I have trained a Neural Network model with a TransformerEncoderLayer in it. I have the model saved, but when I go to load the model and evaluate the model, the accuracy changes based on the batch size. Why is this?

Can you show a simple example (with some reproducible code) that illustrates this?

It’s just any time I use nn.TransformerEncoderLayer in anyway with a saved model if the data is in a different order i get different results. Is there a way to save the Encode table, this would be in the MultiheadAttention part of the TransformerEncoderLayer right?

I’m some what new to Transformers.

edit:
just using TransformerEncoderLayer and save the model and then use np.random.permutation() to shuffle the input data. This always gives me different results unless I use the same order every time.
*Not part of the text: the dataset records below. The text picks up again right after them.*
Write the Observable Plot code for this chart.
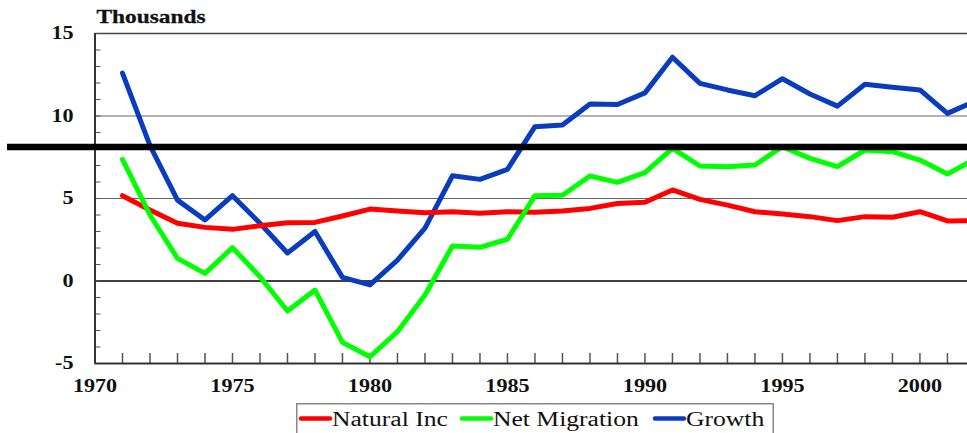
<!DOCTYPE html>
<html>
<head>
<meta charset="utf-8">
<script src="https://cdn.jsdelivr.net/npm/d3@7"></script>
<script src="https://cdn.jsdelivr.net/npm/@observablehq/plot@0.6"></script>
<style>
  body { margin: 0; background: #fff; }
  #wrap { position: relative; width: 967px; height: 433px; overflow: hidden; background: #fff; }
  #wrap svg { display: block; }
  #wrap svg text { font-family: "Liberation Serif", serif; }
  #legend { position: absolute; left: 296px; top: 403px; }
</style>
</head>
<body>
<div id="wrap"></div>
<script>
const years = d3.range(1971, 2003);
const naturalInc = [5.17, 4.3, 3.5, 3.25, 3.13, 3.35, 3.53, 3.55, 3.94, 4.36,
                    4.24, 4.14, 4.2, 4.1, 4.2, 4.16, 4.24, 4.4, 4.7, 4.77,
                    5.52, 4.95, 4.6, 4.2, 4.06, 3.9, 3.66, 3.9, 3.86, 4.2,
                    3.64, 3.65];
const netMigration = [7.37, 4.0, 1.37, 0.46, 2.02, 0.26, -1.82, -0.55, -3.72, -4.59,
                      -3.07, -0.85, 2.12, 2.04, 2.53, 5.17, 5.2, 6.36, 5.98, 6.57,
                      8.04, 6.97, 6.93, 7.03, 8.14, 7.43, 6.93, 7.94, 7.84, 7.33,
                      6.48, 7.4];
const growth = [12.6, 8.2, 4.9, 3.7, 5.17, 3.5, 1.7, 3.0, 0.22, -0.24,
                1.27, 3.2, 6.38, 6.16, 6.77, 9.35, 9.45, 10.73, 10.7, 11.4,
                13.56, 11.98, 11.58, 11.23, 12.26, 11.33, 10.6, 11.92, 11.74, 11.58,
                10.16, 10.9];
const seriesNames = ["Natural Inc", "Net Migration", "Growth"];
const seriesColors = ["#ff0000", "#00ff00", "#0a3cbe"];
const yTicks = [-5, 0, 5, 10, 15];
const xTicks = [1970, 1975, 1980, 1985, 1990, 1995, 2000];
const yMinorTicks = d3.range(-5, 16);
const xMinorTicks = d3.range(1970, 2002);
const refValue = 8.12;
const titleText = "Thousands";

const W = 967, H = 400;
const mL = 94.5, mT = 33, mB = 37, mR = 0;
const frameW = W - mL - mR, frameH = H - mT - mB;
const serifFont = "Liberation Serif";

const table = [];
[naturalInc, netMigration, growth].forEach((vals, s) => {
  vals.forEach((v, i) => table.push({year: years[i], value: v, series: seriesNames[s]}));
});
const bySeries = name => table.filter(d => d.series === name);

const lineOpts = i => ({
  x: "year", y: "value", stroke: seriesColors[i], strokeWidth: 5,
  strokeLinejoin: "round", strokeLinecap: "round", clip: true
});

const plot = Plot.plot({
  width: W, height: H,
  marginLeft: mL, marginTop: mT, marginBottom: mB, marginRight: mR,
  x: {domain: [1970, 2001.73]},
  y: {domain: [-5, 15]},
  style: {fontFamily: serifFont, background: "#fff", color: "#000"},
  marks: [
    Plot.ruleY([5, 10], {stroke: "#666", strokeWidth: 1}),
    Plot.ruleY([15], {stroke: "#444", strokeWidth: 1.5}),
    Plot.ruleY([0], {stroke: "#000", strokeWidth: 1.5}),
    Plot.tickY(yMinorTicks, {y: d => d, stroke: "#555", strokeWidth: 1, insetRight: frameW - 6}),
    Plot.tickX(xMinorTicks, {x: d => d, stroke: "#555", strokeWidth: 1.5, insetTop: frameH - 10}),
    Plot.ruleX([1970], {stroke: "#333", strokeWidth: 2}),
    Plot.ruleY([-5], {stroke: "#333", strokeWidth: 2}),
    Plot.line(bySeries("Growth"), lineOpts(2)),
    Plot.line(bySeries("Natural Inc"), lineOpts(0)),
    Plot.line(bySeries("Net Migration"), lineOpts(1)),
    Plot.ruleY([refValue], {stroke: "#000", strokeWidth: 6.5, insetLeft: -87.5}),
    Plot.axisY({ticks: yTicks, tickSize: 0, tickPadding: 21.5, label: null,
      fontSize: 18, fontWeight: "bold", fill: "#111", stroke: "#111", strokeWidth: 0.3,
      tickFormat: d => String(d)}),
    Plot.axisX({ticks: xTicks, tickSize: 0, tickPadding: 16, label: null,
      fontSize: 18, fontWeight: "bold", fill: "#111", stroke: "#111", strokeWidth: 0.3,
      tickFormat: d => String(d)}),
    Plot.text([titleText], {frameAnchor: "top-left", text: d => d, dx: 1.5, dy: -16.5,
      textAnchor: "start", lineAnchor: "middle", fontSize: 19, fontWeight: "bold",
      fill: "#111", stroke: "#111", strokeWidth: 0.3})
  ]
});

// the reference text is horizontally stretched
d3.select(plot).selectAll("text").each(function() {
  this.style.fontFamily = serifFont;
  const t = this.getAttribute("transform");
  if (t) this.setAttribute("transform", t + " scale(1.23,1)");
});

const wrap = document.getElementById("wrap");
wrap.appendChild(plot);

// legend box below the chart
const lg = d3.select(wrap).append("svg").attr("id", "legend")
  .attr("width", 478).attr("height", 32);
lg.append("rect").attr("x", 0.75).attr("y", 0.75).attr("width", 476.5).attr("height", 40)
  .attr("fill", "#fff").attr("stroke", "#888").attr("stroke-width", 1.5);
const swatchX = [5, 166, 359];
seriesNames.forEach((name, i) => {
  const g = lg.append("g");
  g.append("line").attr("x1", swatchX[i]).attr("x2", swatchX[i] + 29)
    .attr("y1", 15.5).attr("y2", 15.5)
    .attr("stroke", seriesColors[i]).attr("stroke-width", 4.5).attr("stroke-linecap", "round");
  g.append("text").attr("transform", `translate(${swatchX[i] + 31},23) scale(1.25,1)`)
    .style("font-family", serifFont).attr("font-size", 20.5).attr("fill", "#111").text(name);
});
</script>
</body>
</html>
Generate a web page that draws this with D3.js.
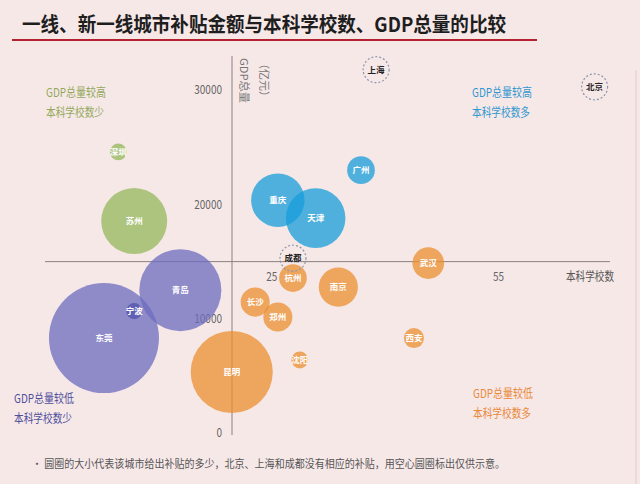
<!DOCTYPE html>
<html><head><meta charset="utf-8">
<script src="https://cdn.jsdelivr.net/npm/d3@7"></script>
<style>
html,body{margin:0;padding:0;background:#f7e8e8;}
svg{display:block;}
text{font-family:"Noto Sans CJK SC","Noto Sans",sans-serif;}
</style></head>
<body>
<script>
// ---- data ----
const cities   = ["深圳","苏州","重庆","天津","广州","青岛","东莞","宁波","昆明","杭州","南京","武汉","长沙","郑州","沈阳","西安"];
const schools  = [4.7, 6.8, 25.8, 30.8, 36.8, 12.9, 2.8, 6.8, 19.7, 27.8, 33.8, 45.7, 22.8, 25.8, 28.7, 43.8];
const gdp      = [24600, 18550, 20380, 18810, 23010, 12500, 8310, 10670, 5340, 13560, 12770, 14870, 11460, 10150, 6390, 8310];
const subsidy  = [0.7, 10.8, 7.1, 8.8, 1.9, 16.7, 30, 0.64, 16.7, 1.9, 3.8, 2.5, 2.1, 2.1, 0.7, 1.0];
const group    = ["hl","hl","hh","hh","hh","ll","ll","ll","lh","lh","lh","lh","lh","lh","lh","lh"];
const noSubCities  = ["上海","北京","成都"];
const noSubSchools = [38.8, 67.7, 27.8];
const noSubGdp     = [31800, 30300, 15300];
const xTicks = [25, 55];
const yTicks = [0, 10000, 20000, 30000];

const W = 640, H = 484;
const colors = {hl:"rgb(148,184,92)", hh:"rgb(23,157,217)", ll:"rgb(108,108,191)", lh:"rgb(235,143,48)"};

function condense(sel, f) {
  sel.each(function () {
    const w = this.getComputedTextLength();
    d3.select(this).attr("textLength", w * f).attr("lengthAdjust", "spacingAndGlyphs");
  });
  return sel;
}
function fitTo(sel, w) {
  return sel.attr("textLength", w).attr("lengthAdjust", "spacingAndGlyphs");
}

const svg = d3.select("body").append("svg").attr("width", W).attr("height", H);
svg.append("rect").attr("width", W).attr("height", H).attr("fill", "#f7e8e8");

// title
svg.append("text").attr("x", 22).attr("y", 32)
  .attr("font-size", 20).attr("font-weight", "bold").attr("fill", "#1e1e1e")
  .attr("textLength", 484).attr("lengthAdjust", "spacingAndGlyphs")
  .text("一线、新一线城市补贴金额与本科学校数、GDP总量的比较");
svg.append("line").attr("x1", 12).attr("x2", 537).attr("y1", 40).attr("y2", 40)
  .attr("stroke", "#b3222e").attr("stroke-width", 2);

// right faint border
svg.append("line").attr("x1", 636).attr("x2", 636).attr("y1", 70).attr("y2", H)
  .attr("stroke", "#e2cccc").attr("stroke-width", 1);

// scales
const x = d3.scaleLinear().domain([-5, 70]).range([45, 612]);
const y = d3.scaleLinear().domain([0, 33000]).range([433, 56]);
const r = d3.scaleSqrt().domain([0, 30]).range([0, 55]);
const xCross = 20, yCross = 15000;

// axes lines
const axisColor = "#8c7f80";
svg.append("line").attr("x1", x(-5)).attr("x2", 610).attr("y1", y(yCross)).attr("y2", y(yCross))
  .attr("stroke", axisColor).attr("stroke-width", 1);
svg.append("line").attr("x1", x(xCross) - 2).attr("x2", x(xCross) - 2).attr("y1", y(33000)).attr("y2", y(0) + 2)
  .attr("stroke", axisColor).attr("stroke-width", 1);

// y tick labels
condense(svg.selectAll(".yt").data(yTicks).enter().append("text")
  .attr("x", 222).attr("y", d => y(d) + 4).attr("text-anchor", "end")
  .attr("font-size", 12.5).attr("fill", "#666").text(d => d), 0.8);
// x tick labels
condense(svg.selectAll(".xt").data(xTicks).enter().append("text")
  .attr("x", d => x(d)).attr("y", 281).attr("text-anchor", "middle")
  .attr("font-size", 12.5).attr("fill", "#666").text(d => d), 0.8);
fitTo(svg.append("text").attr("x", 566).attr("y", 281)
  .attr("font-size", 12).attr("fill", "#555").text("本科学校数"), 48);

// y axis title (vertical)
fitTo(svg.append("text").attr("transform", "translate(240,58) rotate(90)")
  .attr("font-size", 11).attr("fill", "#777").text("GDP总量"), 45);
fitTo(svg.append("text").attr("transform", "translate(260,58) rotate(90)")
  .attr("font-size", 11).attr("fill", "#777").text("（亿元）"), 44);

// bubbles
const data = cities.map((c, i) => ({c, x: schools[i], y: gdp[i], s: subsidy[i], g: group[i]}));
const gB = svg.append("g");
gB.selectAll("circle").data(data).enter().append("circle")
  .attr("cx", d => x(d.x)).attr("cy", d => y(d.y)).attr("r", d => r(d.s))
  .attr("fill", d => d.c === "宁波" ? "#5f5fb3" : colors[d.g])
  .attr("fill-opacity", d => d.c === "宁波" ? 1 : 0.75);
gB.selectAll("text").data(data).enter().append("text")
  .attr("x", d => x(d.x)).attr("y", d => y(d.y) + 3).attr("text-anchor", "middle")
  .attr("font-size", 8.5).attr("font-weight", "bold").attr("fill", "#fff").text(d => d.c);

// empty circles
const empty = noSubCities.map((c, i) => ({c, x: noSubSchools[i], y: noSubGdp[i]}));
svg.selectAll(".ec").data(empty).enter().append("circle")
  .attr("cx", d => x(d.x)).attr("cy", d => y(d.y)).attr("r", 13)
  .attr("fill", "none").attr("stroke", "#8a96aa").attr("stroke-width", 1.2).attr("stroke-dasharray", "2,2");
svg.selectAll(".et").data(empty).enter().append("text")
  .attr("x", d => x(d.x)).attr("y", d => y(d.y) + 3).attr("text-anchor", "middle")
  .attr("font-size", 8.5).attr("font-weight", "bold").attr("fill", "#222").text(d => d.c);

// quadrant labels
const quads = [
  {x: 46, y: 97, c: "#93a85a", t: ["GDP总量较高", "本科学校数少"]},
  {x: 472, y: 97, c: "#2f97cf", t: ["GDP总量较高", "本科学校数多"]},
  {x: 14, y: 403, c: "#4f4f9c", t: ["GDP总量较低", "本科学校数少"]},
  {x: 473, y: 398, c: "#e8893a", t: ["GDP总量较低", "本科学校数多"]}
];
quads.forEach(q => {
  q.t.forEach((s, i) => {
    fitTo(svg.append("text").attr("x", q.x).attr("y", q.y + i * 20)
      .attr("font-size", 12).attr("fill", q.c).text(s), i === 0 ? 60 : 58);
  });
});

// footnote
fitTo(svg.append("text").attr("x", 32).attr("y", 468).attr("font-size", 11).attr("fill", "#555")
  .text("• 圆圈的大小代表该城市给出补贴的多少，北京、上海和成都没有相应的补贴，用空心圆圈标出仅供示意。"), 473);
</script>
</body></html>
i have this layer in my model like this self.transformer = nn.TransformerEncoderLayer()
and save the model like so
torch.save(model, path)
does this not save the nn.TransformerEncoderLayer() or something?

Typically one saves the state_dict, per the instructions:

torch.save(model.state_dict(), path)
1 Like

They both do the same thing, my way just allows you not to have to redefine the model. Sorry for the late response I got sick.

It has something to do with the nn.TransformerEncoderLayer() because it works fine if i take this layer out

Got it, what is the shape of your input, and are you using batch_first=True or not? Basically one thing to just make sure of is that you don’t have your batch and the sequence dimensions mixed up in your implementation.

batch_first – If True, then the input and output tensors are provided as (batch, seq, feature). Default: False (seq, batch, feature).

Thank you! this might be my problem